Venice - A New Vision
Update January 2009
Venice. Use all the adjectives you can and still you will never capture its beauty, mystique and the miraculous colours that play upon this magical place.
I first saw Venice in 1951. Over many subsequent visits, I painted palace façades, gondolas and canals - much as other artists in past centuries. And I was delighted to do so.
In recent years the focus changed for me. I began to observe closely the lagoon upon which the city was built. Indirectly, I began to paint mirrored reflections in the canal waters.
As time past, this became altogether too tame a subject. Instead, I saw a distillation through the movement of waters agitated by the activity of the city. That movement, itself, became a part of the picture, if not the whole - a myriad of shapes and colours.
Undulations became swirls and swirls became vortexes.
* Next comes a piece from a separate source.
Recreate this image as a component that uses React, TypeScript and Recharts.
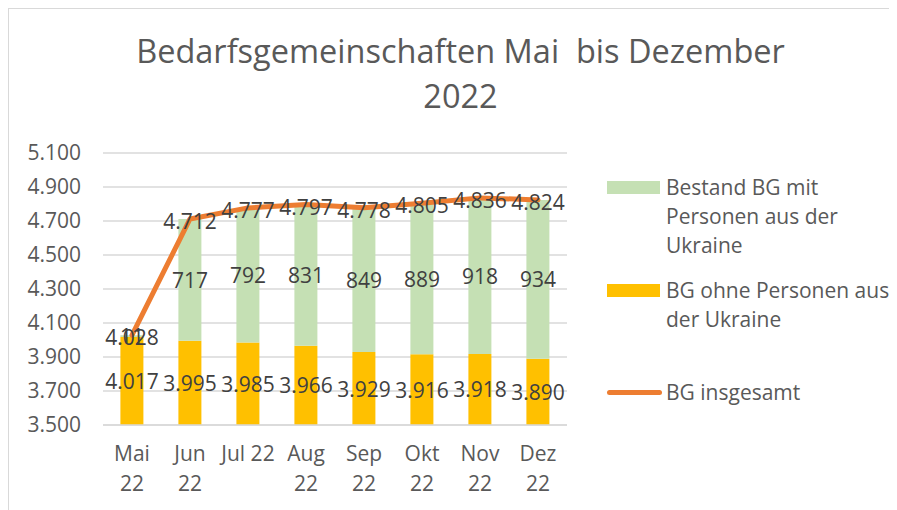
import React from "react";
import {
  ComposedChart,
  Bar,
  Line,
  XAxis,
  YAxis,
  CartesianGrid,
  LabelList,
} from "recharts";

const categories = ["Mai 22", "Jun 22", "Jul 22", "Aug 22", "Sep 22", "Okt 22", "Nov 22", "Dez 22"];
const categoryLabelLines = [["Mai", "22"], ["Jun", "22"], ["Jul 22"], ["Aug", "22"], ["Sep", "22"], ["Okt", "22"], ["Nov", "22"], ["Dez", "22"]];
const ohneUkraine = [4017, 3995, 3985, 3966, 3929, 3916, 3918, 3890];
const mitUkraine = [11, 717, 792, 831, 849, 889, 918, 934];
const insgesamt = [4028, 4712, 4777, 4797, 4778, 4805, 4836, 4824];
const yTicks = [3500, 3700, 3900, 4100, 4300, 4500, 4700, 4900, 5100];

const titleLines = ["Bedarfsgemeinschaften Mai  bis Dezember", "2022"];
const seriesNames = {
  mit: "Bestand BG mit Personen aus der Ukraine",
  ohne: "BG ohne Personen aus der Ukraine",
  total: "BG insgesamt",
};

const data = categories.map((c, i) => ({
  cat: c,
  ohne: ohneUkraine[i],
  mit: mitUkraine[i],
  total: insgesamt[i],
}));

const FONT = "'Open Sans', 'Noto Sans', sans-serif";
const GREEN = "#C5E0B4";
const YELLOW = "#FFC000";
const ORANGE = "#ED7D31";
const GRID = "#D9D9D9";
const TICK = "#595959";
const LABEL = "#404040";
const FS = 21;

const W = 888;
const H = 502;
const MARGIN = { top: 144, right: 330, bottom: 26, left: 0 };
const X_AXIS_H = 60;
const PLOT_BOTTOM = H - MARGIN.bottom - X_AXIS_H;

const fmt = (v: number) => {
  const n = Math.round(v);
  if (n < 1000) return String(n);
  return Math.floor(n / 1000) + "." + String(n % 1000).padStart(3, "0");
};

const XTick = (props: any) => {
  const { x, y, payload, index } = props;
  const lines = categoryLabelLines[index] || [payload.value];
  return (
    <g>
      {lines.map((l: string, k: number) => (
        <text
          key={k}
          x={x}
          y={y + 22 + k * 30}
          textAnchor="middle"
          dominantBaseline="middle"
          fill={TICK}
          fontSize={FS}
          fontFamily={FONT}
        >
          {l}
        </text>
      ))}
    </g>
  );
};

const BarCenterLabel = (props: any) => {
  const { x, y, width, height, value } = props;
  const top = Math.min(y, y + height);
  const bottom = Math.min(Math.max(y, y + height), PLOT_BOTTOM);
  return (
    <text
      x={x + width / 2}
      y={(top + bottom) / 2}
      textAnchor="middle"
      dominantBaseline="central"
      fill={LABEL}
      fontSize={FS}
      fontFamily={FONT}
    >
      {fmt(value)}
    </text>
  );
};

const PointLabel = (props: any) => {
  const { x, y, value } = props;
  return (
    <text
      x={x}
      y={y + 2}
      textAnchor="middle"
      dominantBaseline="central"
      fill={LABEL}
      fontSize={FS}
      fontFamily={FONT}
    >
      {fmt(value)}
    </text>
  );
};

const legendItems = [
  { key: "mit", lines: ["Bestand BG mit", "Personen aus der", "Ukraine"], type: "rect", color: GREEN, center: 178 },
  { key: "ohne", lines: ["BG ohne Personen aus", "der Ukraine"], type: "rect", color: YELLOW, center: 281 },
  { key: "total", lines: ["BG insgesamt"], type: "line", color: ORANGE, center: 383 },
];

export default function App() {
  return (
    <div
      style={{
        position: "relative",
        width: W,
        height: H,
        borderTop: `1px solid ${GRID}`,
        borderLeft: `1px solid ${GRID}`,
        fontFamily: FONT,
        background: "#fff",
      }}
    >
      <div
        style={{
          position: "absolute",
          left: 0,
          top: 19,
          width: 903,
          textAlign: "center",
          color: TICK,
          fontSize: 32.5,
          lineHeight: "45px",
          whiteSpace: "pre",
        }}
      >
        {titleLines.map((t, i) => (
          <div key={i}>{t}</div>
        ))}
      </div>
      <ComposedChart width={W} height={H} data={data} margin={MARGIN} barCategoryGap="30%">
        <CartesianGrid vertical={false} stroke={GRID} strokeWidth={1.3} />
        <XAxis
          dataKey="cat"
          height={X_AXIS_H}
          axisLine={{ stroke: GRID, strokeWidth: 1.3 }}
          tickLine={false}
          tick={<XTick />}
          interval={0}
        />
        <YAxis
          width={94}
          domain={[3500, 5100]}
          ticks={yTicks}
          allowDataOverflow
          axisLine={false}
          tickLine={false}
          tickMargin={16}
          tickFormatter={fmt}
          tick={{ fill: TICK, fontSize: FS, fontFamily: FONT }}
        />
        <Bar dataKey="ohne" name={seriesNames.ohne} stackId="a" fill={YELLOW} isAnimationActive={false}>
          <LabelList dataKey="ohne" content={<BarCenterLabel />} />
        </Bar>
        <Bar dataKey="mit" name={seriesNames.mit} stackId="a" fill={GREEN} isAnimationActive={false}>
          <LabelList dataKey="mit" content={<BarCenterLabel />} />
        </Bar>
        <Line
          dataKey="total"
          name={seriesNames.total}
          stroke={ORANGE}
          strokeWidth={5}
          dot={false}
          strokeLinejoin="round"
          strokeLinecap="round"
          isAnimationActive={false}
        >
          <LabelList dataKey="total" content={<PointLabel />} />
        </Line>
      </ComposedChart>
      {legendItems.map((it) => (
        <div
          key={it.key}
          style={{
            position: "absolute",
            left: 598,
            top: it.center - 14.5,
            display: "flex",
            alignItems: "flex-start",
          }}
        >
          <div style={{ width: 55, height: 29, position: "relative", flex: "none" }}>
            {it.type === "rect" ? (
              <div style={{ position: "absolute", left: 0, top: 8, width: 53, height: 13, background: it.color }} />
            ) : (
              <div
                style={{
                  position: "absolute",
                  left: 0,
                  top: 12,
                  width: 55,
                  height: 5,
                  borderRadius: 3,
                  background: it.color,
                }}
              />
            )}
          </div>
          <div style={{ marginLeft: 4, color: TICK, fontSize: FS, lineHeight: "29px", whiteSpace: "nowrap" }}>
            {it.lines.map((l, k) => (
              <div key={k}>{l}</div>
            ))}
          </div>
        </div>
      ))}
    </div>
  );
}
Boats, buildings and people blended and merged into a pattern of elusive colours, an optical puzzle.
Painted by so many artists through the centuries, I aspired to my new focus on the ever-changing dance of canal waters stirred by Venetian vessels.
Francis Kelly
“In May this year I reached the age of 80. I reflected on my 59 years as an artist, but the new images are not a finality, but a new beginning. During the past decade, I have had several strokes, but I have not let them impede my painting. For many decades, Venice has been an inspiration to me. I evolved a different form of expression than the usual representation of that unique city. I began to observe water movements and reflections. Many of the new paintings on the site are a distillation of the varied patterns and abstract forms by the swirl of agitated waters.”